2. Gidon Eshel and Pamela A. Martin, : Diet, Energy, and Global Warming. Earth Interact. 10:1–17, 2006
DOI: http://dx.doi.org/10.1175/EI167.1
Return to Text

5 Comments

  1. Cheri Fields says:

    Fascinating! I never have felt guilty about my love for all things dairy, but now I’ll feel proud. 😀
    My dad also pointed out to me what happens to the ground when you switch from cattle to crops like corn or even soy (staples of a vegan diet): you destroy the top soil at an unsustainable rate. The hay and grasslands cattle require preserve the nutrients and even enrich the ground in a way no organic farming techniques can match.

  2. Jake says:

    What assumptions differ in the two studies, and do you know if one set makes more sense than the other?

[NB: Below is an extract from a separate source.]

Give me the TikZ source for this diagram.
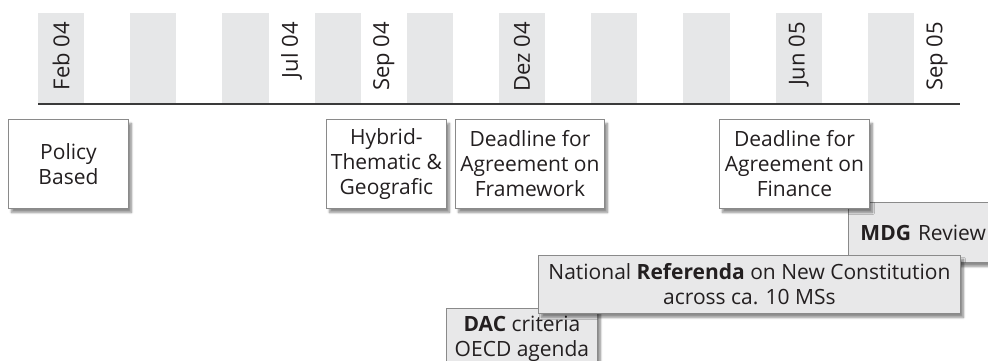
\documentclass[tikz,border=0pt]{standalone}
\usepackage{fontspec}
\setmainfont{Open Sans}
\usetikzlibrary{shadows.blur}
\definecolor{stripegray}{HTML}{E6E7E8}
\definecolor{boxgray}{HTML}{E8E8E9}
\definecolor{bordergray}{HTML}{8A8A8A}
\definecolor{txt}{HTML}{231F20}
\definecolor{axis}{HTML}{3A3A3A}
\tikzset{
  stripe/.style={fill=stripegray, draw=none},
  monthlbl/.style={rotate=90, anchor=east, inner sep=0pt, text=txt, font=\fontsize{22}{24}\selectfont},
  evbox/.style={draw=bordergray, line width=0.9pt, fill=white, align=center, text=txt,
    font=\fontsize{21}{25}\selectfont, inner sep=0pt,
    blur shadow={shadow xshift=3pt, shadow yshift=-4pt, shadow blur steps=6, shadow opacity=45}},
  grbox/.style={evbox, fill=boxgray},
}
\begin{document}
\begin{tikzpicture}[x=1pt, y=-1pt]
\useasboundingbox (0,0) rectangle (988,361);
% stripes
\foreach \i in {0,2,...,18} {
  \fill[stripegray] ({38+46.1*\i},13) rectangle ({38+46.1*(\i+1)},104);
}
% axis line
\coordinate (axL) at (38,104);
\coordinate (axR) at (960,104);
\draw[axis, line width=1.8pt] (axL) -- (axR);
% month labels
\node[monthlbl] (feb04) at ({38+46.1*0.5},22) {Feb 04};
\node[monthlbl] (jul04) at ({38+46.1*5.5},22) {Jul 04};
\node[monthlbl] (sep04) at ({38+46.1*7.5},22) {Sep 04};
\node[monthlbl] (dez04) at ({38+46.1*10.5},22) {Dez 04};
\node[monthlbl] (jun05) at ({38+46.1*16.5},22) {Jun 05};
\node[monthlbl] (sep05) at ({38+46.1*19.5},22) {Sep 05};
% lower boxes
\node[grbox, anchor=north west, minimum height=60, minimum width=180, text width=156, align=left, inner xsep=12pt] (mdg) at (848,202) {\textbf{MDG} Review};
\node[grbox, anchor=north west, minimum height=61, minimum width=151] (dac) at (446,308) {\textbf{DAC} criteria\\OECD agenda};
\node[grbox, anchor=north west, minimum height=58, minimum width=422] (natl) at (538,255) {National \textbf{Referenda} on New Constitution\\across ca. 10 MSs};
% upper boxes
\node[evbox, anchor=north west, minimum width=120, minimum height=89] (policy) at (8,119) {Policy\\Based};
\node[evbox, anchor=north west, minimum width=120, minimum height=89] (hybrid) at (326,119) {Hybrid-\\Thematic \&\\Geografic};
\node[evbox, anchor=north west, minimum width=149, minimum height=89] (dlfw) at (455,119) {Deadline for\\Agreement on\\Framework};
\node[evbox, anchor=north west, minimum width=150, minimum height=89] (dlfin) at (719,119) {Deadline for\\Agreement on\\Finance};
\end{tikzpicture}
\end{document}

    Also, I’m not sure I agree with your statement that viewing the earth as assembled randomly makes scientists prone to think it simple, though perhaps that’s because as a physicist I’m used to thinking of the universe as absurdly fine-tuned – *and* fine-tuning is viewed as one of the mysteries of physics so it gets a lot of physicists’ attention. It does seem that the global warming community puts out a lot of positive feedback mechanisms when it probably shouldn’t, but I’m not sure that comes from an assumption of simplicity so much as a belief that humans are ruining the earth (and it might also be that I hear only about the positive feedback mechanisms as they support the narrative). To speak in overly Kuhnian terms, I’m saying that the main story of humans putting out way too much CO2 leading to increased temperatures via the greenhouse effect – along with viewing that as bad – is the exemplar of the global warming paradigm, so that climate researchers think the problems they’re working on have similar explanations/solutions. So, though I don’t know of any, I’d imagine that scientists working in the global warming paradigm would just as readily construct complicated warming pathways if that helps solve whatever research problem they’re considering. (It’s probably *harder* to do so, of course; one of my fellow graduate students in physics always tells me to think of the stupidest possible answer first, because it’s usually right.)

    1. jlwile says:

      I think the study featured in this article is more thorough, and as a result, there are fewer simplifying assumptions. Thus, I think it makes more sense. However, I did want to point out that other studies have come to different conclusions, which once again shows that there isn’t anything simple about this issue.

      I would have to disagree with you when it comes to the consequences of something being assembled randomly. For example, consider this image. The rock looks like an elephant, but it is the result of random processes guided by natural laws. Now look at this image. It also looks like an elephant, because it is designed to look like one. Which is the simpler visage of an elephant? The one that is the result of random processes guided by natural laws.

  3. Jake says:

    Thanks Dr. Wile.

    Do you know how many of these positive feedback mechanisms end up in the global temperature models? In particular, is the supposed contribution to global warming of lower coccolithophore populations large enough to be included? I guess I’m wondering how much of the alarmist temperature projections are riding on positive feedback mechanisms that may not actually be there (like carbon permafrost feedback).

    1. jlwile says:

      That’s a great question, Jake! As you say, the idea that thawing permafrost will release more greenhouse gases, exacerbating warming is a common one. However, the most detailed study done on this issue indicates that thawing permafrost doesn’t release carbon. Another common one is water evaporation. Since water is a greenhouse gas, as temperatures rise, more water will evaporate, which will cause even more heating. However, increased evaporation also causes increased cloud cover, and clouds aren’t accounted for realistically in any climate model. Albedo is another. Ice is more reflective than dirt and water, so as ice melts, less light is reflected, and more light is absorbed.

      One of the reasons there are so many different models that make quite different predictions is that they each deal with these (and other) feedbacks in many different ways.